Transition | Transmission 5: my baby’s in there, someplace 

Time to take a quick breather and regroup. The intent of this project is to craft a playlist of David Bowie’s deeper cuts for beginners – an anti-‘best of’ anthology, a ‘great hits’ rather than ‘greatest hits’. We’re going backwards from 2016, reversing our way through to the late 1960s before pivoting and coming back to where it all ends. 

We’re now a handful of entries in, and covered two-and-a-half decades’ worth of music in that time. While the later sections of transition | transmission are constantly being tweaked, the track list is looking to be around 42 tracks in all, totalling three hours.
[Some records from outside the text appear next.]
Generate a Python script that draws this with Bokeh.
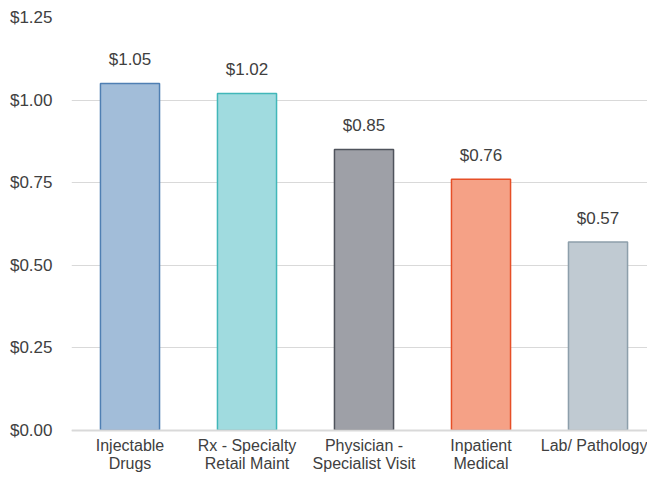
from bokeh.plotting import figure
from bokeh.models import ColumnDataSource, FixedTicker, NumeralTickFormatter, Range1d, LabelSet
from bokeh.core.properties import value
from bokeh.embed import file_html
from bokeh.resources import INLINE

categories = ["Injectable\nDrugs", "Rx - Specialty\nRetail Maint", "Physician -\nSpecialist Visit",
              "Inpatient\nMedical", "Lab/ Pathology"]
values = [1.05, 1.02, 0.85, 0.76, 0.57]
value_labels = ["$1.05", "$1.02", "$0.85", "$0.76", "$0.57"]
fill_colors = ["#a2bdd9", "#a0dbdf", "#9ea0a7", "#f5a186", "#c0cad2"]
line_colors = ["#4f7fb3", "#41b7b9", "#4f535c", "#e64f27", "#8d9fab"]
y_ticks = [0, 0.25, 0.5, 0.75, 1.0, 1.25]

xs = list(range(len(categories)))
src = ColumnDataSource(dict(x=xs, top=values, fill=fill_colors, line=line_colors, lab=value_labels))

p = figure(width=647, height=474, output_backend="svg", toolbar_location=None,
           x_range=Range1d(-0.5, 4.423), y_range=Range1d(-0.134, 1.25))
p.min_border_left = 71
p.min_border_right = 0
p.min_border_top = 17
p.min_border_bottom = 0
p.outline_line_color = None
p.background_fill_color = "white"
p.border_fill_color = "white"

p.vbar(x="x", top="top", width=0.505, bottom=0, source=src, fill_color="fill",
       line_color="line", line_width=1.5)

labels = LabelSet(x="x", y="top", text="lab", source=src, text_align="center",
                  text_baseline="middle", y_offset=24, text_font_size="17px",
                  text_color="#404040", text_font=value("Liberation Sans"))
p.add_layout(labels)

p.xgrid.grid_line_color = None
p.ygrid.grid_line_color = "#d9d9d9"
p.ygrid.grid_line_width = 1
p.yaxis.ticker = FixedTicker(ticks=y_ticks)
p.yaxis.formatter = NumeralTickFormatter(format="$0.00")
p.yaxis.axis_line_color = None
p.yaxis.major_tick_line_color = None
p.yaxis.minor_tick_line_color = None
p.yaxis.major_label_standoff = 13
p.yaxis.major_label_text_font_size = "17px"
p.yaxis.major_label_text_color = "#404040"
p.yaxis.major_label_text_font = "Liberation Sans"

p.xaxis.fixed_location = 0
p.xaxis.ticker = FixedTicker(ticks=xs)
p.xaxis.major_label_overrides = {i: c for i, c in enumerate(categories)}
p.xaxis.axis_line_color = "#d9d9d9"
p.xaxis.axis_line_width = 2
p.xaxis.major_tick_line_color = None
p.xaxis.minor_tick_line_color = None
p.xaxis.major_label_standoff = 1
p.xaxis.major_label_text_line_height = 1.05
p.xaxis.major_label_text_font_size = "16px"
p.xaxis.major_label_text_color = "#404040"
p.xaxis.major_label_text_font = "Liberation Sans"

open("out.html", "w").write(file_html(p, INLINE))
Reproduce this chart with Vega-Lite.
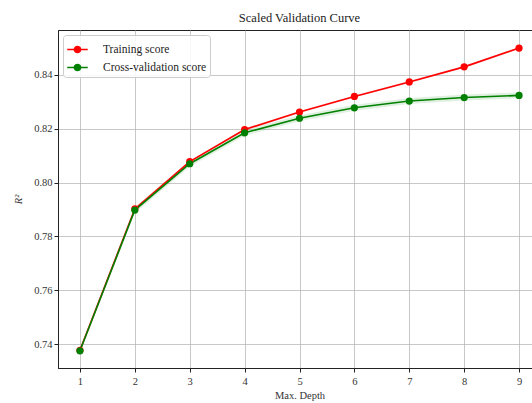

And that is, as a reminder, only taking one or two tracks from each of Bowie’s studio albums, and skipping soundtracks and side projects. The man’s back catalogue is a force to be reckoned with. 

If I’m to take a quick breather, it’s about now; if I add another short (but important) song to this section, my back-of-the-envelope maths tells me that we’re up to an hour or so of music. That’s a baker’s dozen of songs in the first third of the playlist, and an excellent point for folk to compile their mixtape, download their iTunes tracks, pick through Spotify or otherwise obtain these songs and have a listen to them, back to back.

As a reminder, the songs to date are;

1. Lazarus (from Blackstar, 2016)

2. You Feel So Lonely You Could Die (The Next Day, 2013)

3. Fall Dog Bombs The Moon (Reality, 2003)

4. I’ve Been Waiting For You (Heathen, 2002)

5. Something in the Air (‘hours…‘, 1999)

6. Seven Years in Tibet (Earthling, 1997)

7. Dead Man Walking (Earthling)

8. No Control (1. Outside, 1995)

9. Miracle Goodnight (Black Tie White Noise, 1993)

10. Cat People (Putting Out Fire) (Let’s Dance, 1983)

11. It’s No Game (Part 1) (Scary Monsters, 1980)

12. Up The Hill Backwards (Scary Monsters)

13. TVC15 (Station to Station, 1976)

  Skipping right past the so-called Berlin trilogy, which I’ll cover in a few weeks, I couldn’t pull this deep cuts playlist together without featuring the song that gives this collection its name. TVC15 is a jaunty little number that is often swamped by the titans on this album – the epic title track, the brilliance of ‘Golden Years’ and the powerful ‘Wild is the Wind’. A brief tale of a man whose girlfriend is willingly swallowed by his “quadrophonic… hologramic… demonic” television, TVC15 is Bowie at his gonzo best.